A stunning sunrise over the intersection of Dolores and 14th Street this week served as a quiet reminder. No committee approved it. No supervisor took credit for it. Nobody had to file an environmental impact report. It just happened — golden light spilling across the Mission, caught by someone who was simply waiting at a red light and couldn't resist snapping a photo.

This is the thing about San Francisco that no amount of mismanagement can fully ruin. The city's natural beauty — its light, its hills, its fog-draped mornings — operates completely outside the jurisdiction of City Hall.
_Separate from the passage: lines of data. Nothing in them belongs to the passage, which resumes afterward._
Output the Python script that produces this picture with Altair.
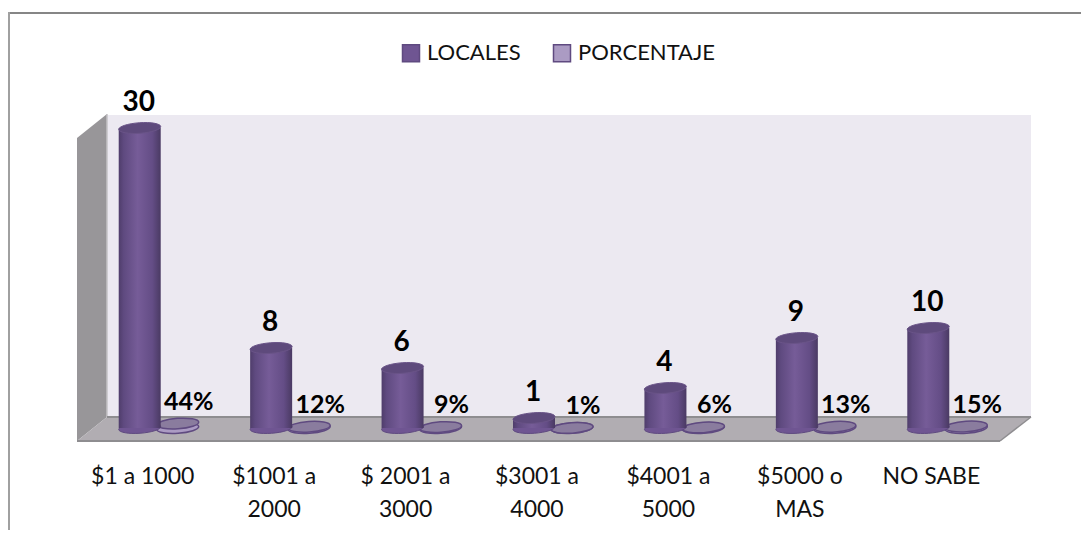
import altair as alt
import pandas as pd

categories = ["$1 a 1000", "$1001 a 2000", "$ 2001 a 3000", "$3001 a 4000", "$4001 a 5000", "$5000 o MAS", "NO SABE"]
locales = [30, 8, 6, 1, 4, 9, 10]
porcentaje = [0.44, 0.12, 0.09, 0.01, 0.06, 0.13, 0.15]
pct_labels = ["44%", "12%", "9%", "1%", "6%", "13%", "15%"]

W, H = 920, 326
FONT = "Lato"
CYL = 42
OFF_A = -3
OFF_B = 35

df = pd.DataFrame({"cat": categories, "loc": locales, "pct": porcentaje, "plabel": pct_labels})
long = pd.concat([
    pd.DataFrame({"cat": categories, "series": "LOCALES", "zero": 0}),
    pd.DataFrame({"cat": categories, "series": "PORCENTAJE", "zero": 0}),
])

x = alt.X("cat:N", sort=categories, scale=alt.Scale(paddingInner=0, paddingOuter=0),
          axis=alt.Axis(title=None, ticks=False, domain=False, labelAngle=0, labelFont=FONT, labelFontSize=23,
                        labelColor="#111111", labelPadding=35, labelLineHeight=33, labelBaseline="middle",
                        labelLimit=200, grid=False,
                        labelExpr="length(datum.label) > 9 ? [slice(datum.label,0,lastindexof(datum.label,' ')), slice(datum.label,lastindexof(datum.label,' ')+1)] : datum.label"))
yscale = alt.Scale(domain=[-1.3, 31.3], nice=False, zero=False)
y_loc = alt.Y("loc:Q", scale=yscale, axis=None)
y_pct = alt.Y("pct:Q", scale=yscale, axis=None)
y_zero = alt.Y("zero:Q", scale=yscale, axis=None)
blank = alt.Data(values=[{"a": 1}])


def poly(path, fill, stroke=None, sw=0):
    kw = dict(stroke=stroke, strokeWidth=sw) if stroke else dict(strokeWidth=0)
    return alt.Chart(blank).mark_point(shape=path, size=4, filled=True, fill=fill, opacity=1, **kw).encode(
        x=alt.value(0), y=alt.value(0))


def ellipse(ry, tilt=0.07):
    return f"M-1,{tilt} A1,{ry} -4 1 1 1,{-tilt} A1,{ry} -4 1 1 -1,{tilt} Z"


frame_top = alt.Chart(blank).mark_rule(color="#868686", strokeWidth=2).encode(
    x=alt.value(-68), x2=alt.value(1012), y=alt.value(-102))
frame_left = alt.Chart(blank).mark_rule(color="#a0a0a0", strokeWidth=2).encode(
    x=alt.value(-68), y=alt.value(-103), y2=alt.value(423))

back_wall = alt.Chart(blank).mark_rect(fill="#ece9f1").encode(
    x=alt.value(30), x2=alt.value(954), y=alt.value(0), y2=alt.value(302))
left_wall = poly("M0,23 L30,-1 L30,302 L0,326 Z", "#989699")
left_edge = alt.Chart(blank).mark_rule(color="#c4c2c6", strokeWidth=1.5).encode(
    x=alt.value(30), y=alt.value(-1), y2=alt.value(302))
floor = poly("M0,326 L30,302 L954,302 L923,326 Z", "#b1adb2")
floor_back = alt.Chart(blank).mark_rule(color="#8e8d90", strokeWidth=2).encode(
    x=alt.value(30), x2=alt.value(954), y=alt.value(302))
floor_front = alt.Chart(blank).mark_rule(color="#8e8d90", strokeWidth=2).encode(
    x=alt.value(0), x2=alt.value(923), y=alt.value(326))
floor_right = poly("M923,326 L954,302", "#8e8d90", "#8e8d90", 1.5)

cyl_grad = alt.Gradient(gradient="linear", x1=0, x2=1, y1=0, y2=0, stops=[
    alt.GradientStop(offset=0, color="#4f3d6b"), alt.GradientStop(offset=0.12, color="#5f4a80"),
    alt.GradientStop(offset=0.45, color="#765c98"), alt.GradientStop(offset=0.8, color="#644d86"),
    alt.GradientStop(offset=1, color="#4a3a63")])

color = alt.Color("series:N", scale=alt.Scale(domain=["LOCALES", "PORCENTAJE"], range=["#6f5592", "#ab9bc3"]),
                  legend=alt.Legend(title=None, orient="none", legendX=323, legendY=-73, direction="horizontal",
                                    symbolType="square", symbolSize=289, symbolStrokeWidth=1.5,
                                    symbolStrokeColor="#5f4a80", symbolOpacity=1, labelFont=FONT, labelFontSize=22,
                                    labelColor="#111111", columnPadding=29, labelOffset=5))


def base(series, off, sw):
    return alt.Chart(long).transform_filter(f"datum.series == '{series}'").mark_point(
        shape=ellipse(0.25), size=CYL * CYL, filled=True, opacity=1, stroke="#5f4a80", strokeWidth=sw, xOffset=off
    ).encode(x=x, y=y_zero, color=color)


base_loc = base("LOCALES", OFF_A, 1)
base_pct = base("PORCENTAJE", OFF_B, 1.5)

bars = alt.Chart(df).transform_calculate(zero="0").mark_bar(size=CYL, xOffset=OFF_A, fill=cyl_grad, strokeWidth=0).encode(
    x=x, y=y_loc, y2=alt.Y2("zero:Q"))
tops = alt.Chart(df).mark_point(shape=ellipse(0.25), size=CYL * CYL, filled=True, fill="#5e4a7c", opacity=1,
                                stroke="#6a5488", strokeWidth=1, xOffset=OFF_A).encode(x=x, y=y_loc)
pct_tops = alt.Chart(df).mark_point(shape=ellipse(0.25), size=CYL * CYL, filled=True, fill="#8a7c9e", opacity=1,
                                    stroke="#5f4a80", strokeWidth=1.5, xOffset=OFF_B).encode(x=x, y=y_pct)
text_loc = alt.Chart(df).mark_text(font=FONT, fontWeight="bold", fontSize=28, color="#000000", dy=-25, xOffset=OFF_A - 1).encode(
    x=x, y=y_loc, text="loc:Q")
text_pct = alt.Chart(df).mark_text(font=FONT, fontWeight="bold", fontSize=25, color="#000000", dy=-22, xOffset=46).encode(
    x=x, y=y_pct, text="plabel:N")

chart = alt.layer(
    frame_top, frame_left, back_wall, left_wall, left_edge, floor, floor_back, floor_front, floor_right,
    base_pct, pct_tops, base_loc, bars, tops, text_loc, text_pct
).properties(
    width=W, height=H, padding={"left": 69, "top": 107, "right": 84, "bottom": 89},
    autosize=alt.AutoSizeParams(type="none"),
).configure_view(stroke=None)

chart.save("out.html", embed_options={"renderer": "svg", "actions": False})
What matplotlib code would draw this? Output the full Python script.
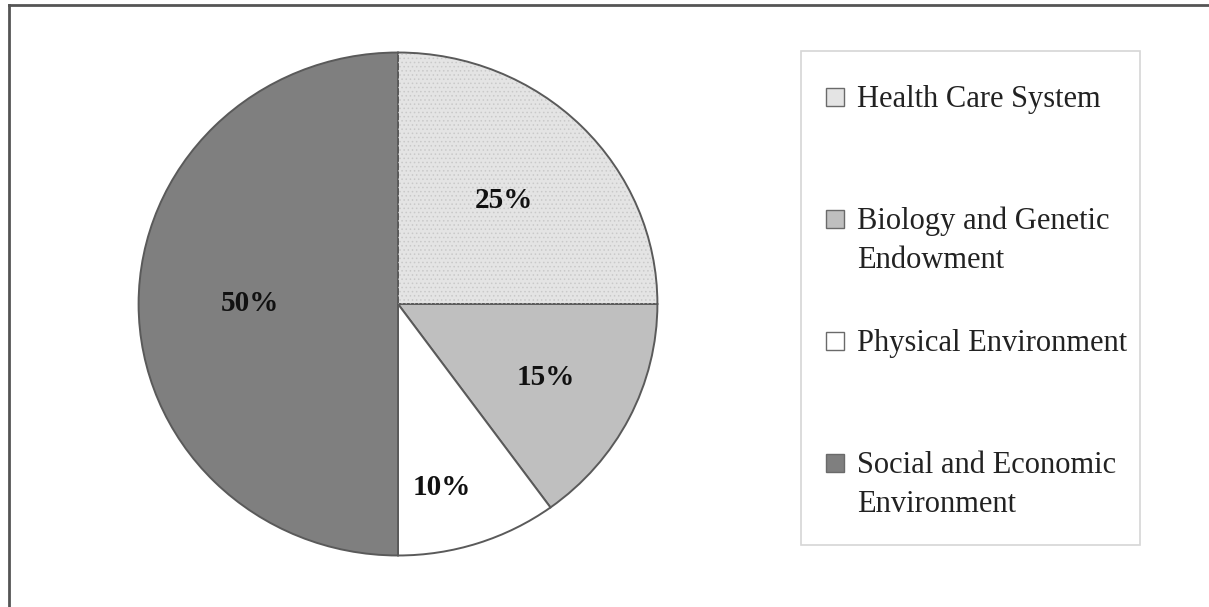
import matplotlib.pyplot as plt
from matplotlib.patches import Wedge, Rectangle
from matplotlib.lines import Line2D
import numpy as np

plt.rcParams["font.family"] = ["Liberation Serif", "DejaVu Serif"]
plt.rcParams["hatch.linewidth"] = 0.6

# ====== data ======
labels = ["Health Care System", "Biology and Genetic\nEndowment",
          "Physical Environment", "Social and Economic\nEnvironment"]
shares = [25, 15, 10, 50]

# ====== style ======
colors = ["#e4e4e4", "#bfbfbf", "#ffffff", "#7f7f7f"]
label_r = [0.58, 0.64, 0.75, 0.57]
label_dang = [0, 0, -5, 0]   # best-fit style nudges (deg)

fig = plt.figure(figsize=(12.09, 6.07), dpi=100)

# outer frame (top + left only, rest cut off)
fig.add_artist(Line2D([9 / 1209, 9 / 1209], [0, 1 - 5 / 607], transform=fig.transFigure,
                      color="#555555", lw=2))
fig.add_artist(Line2D([9 / 1209, 1], [1 - 5 / 607, 1 - 5 / 607], transform=fig.transFigure,
                      color="#555555", lw=2))

# pie
ax = fig.add_axes([136 / 1209, 49 / 607, 524 / 1209, 508 / 607])
wedges, _ = ax.pie(shares, colors=colors, startangle=90, counterclock=False,
                   radius=1.0, wedgeprops=dict(edgecolor="#5a5a5a", linewidth=1.4))
ax.set_aspect("auto")
ax.set_xlim(-1.01, 1.01)
ax.set_ylim(-1.01, 1.01)
ax.axis("off")

# light dotted texture on the health care slice
w0 = wedges[0]
ax.add_patch(Wedge(w0.center, w0.r * 0.995, w0.theta1, w0.theta2, fill=False,
                   hatch="....", edgecolor="#c9c9c9", linewidth=0, zorder=w0.get_zorder() + 0.1))

for w, s, r, da in zip(wedges, shares, label_r, label_dang):
    mid = np.deg2rad((w.theta1 + w.theta2) / 2 + da)
    ax.text(r * np.cos(mid), r * np.sin(mid), f"{s}%", ha="center", va="center",
            fontsize=21, fontweight="bold", color="#111111", zorder=5)

# legend box (manual, marker aligned with first text line)
fig.add_artist(Rectangle((801 / 1209, 1 - 545 / 607), 339 / 1209, 494 / 607,
                         transform=fig.transFigure, facecolor="white",
                         edgecolor="#d6d6d6", lw=1.2))
top = 97
step = 122
for i, (lab, c) in enumerate(zip(labels, colors)):
    yc = top + i * step
    fig.add_artist(Rectangle((826 / 1209, 1 - (yc + 9) / 607), 18 / 1209, 18 / 607,
                             transform=fig.transFigure, facecolor=c,
                             edgecolor="#6a6a6a", lw=1.0))
    fig.text(857 / 1209, 1 - (yc - 12) / 607, lab, ha="left", va="top",
             fontsize=22, color="#222222", linespacing=1.45)

fig.savefig("out.png", dpi=100)
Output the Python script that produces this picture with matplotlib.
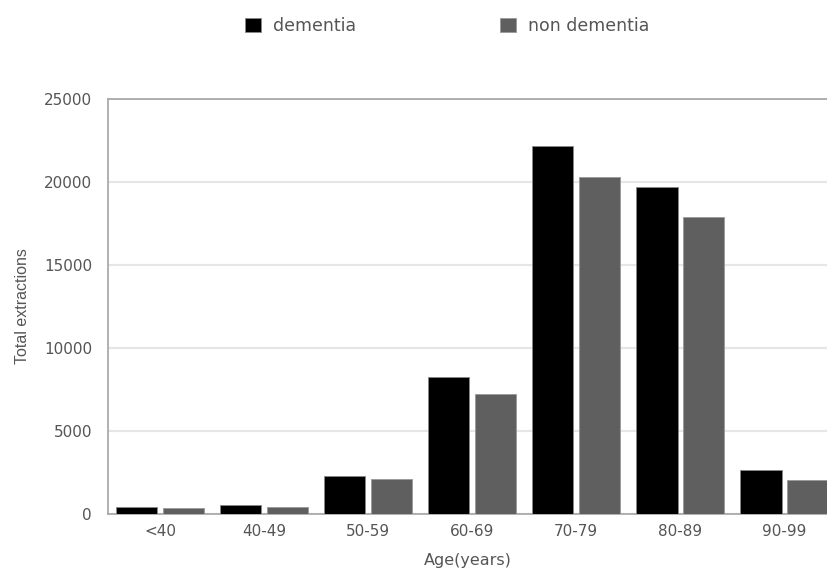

And thank God for that, because if the Board of Supervisors had to vote on whether the sun could rise, they'd table it for further community input and then commission a $2 million study on equitable light distribution.

Dolores Street, for all its complications — the park's weekend crowds, the ongoing debates about who gets to enjoy public space and how — remains one of the most visually stunning corridors in the city. The palm-lined median, the Mission District architecture, Dolores Park climbing up to the south. On a clear morning, it's world-class.

No editorial angle here. No outrage. Just a small moment that reminds us what we're actually fighting to preserve when we push for a better-run, more livable San Francisco. The beauty was here long before the bureaucracy, and with any luck, it'll outlast it too.

Get out early some morning. Leave the phone in your pocket for a minute. Then take the photo. You've earned it.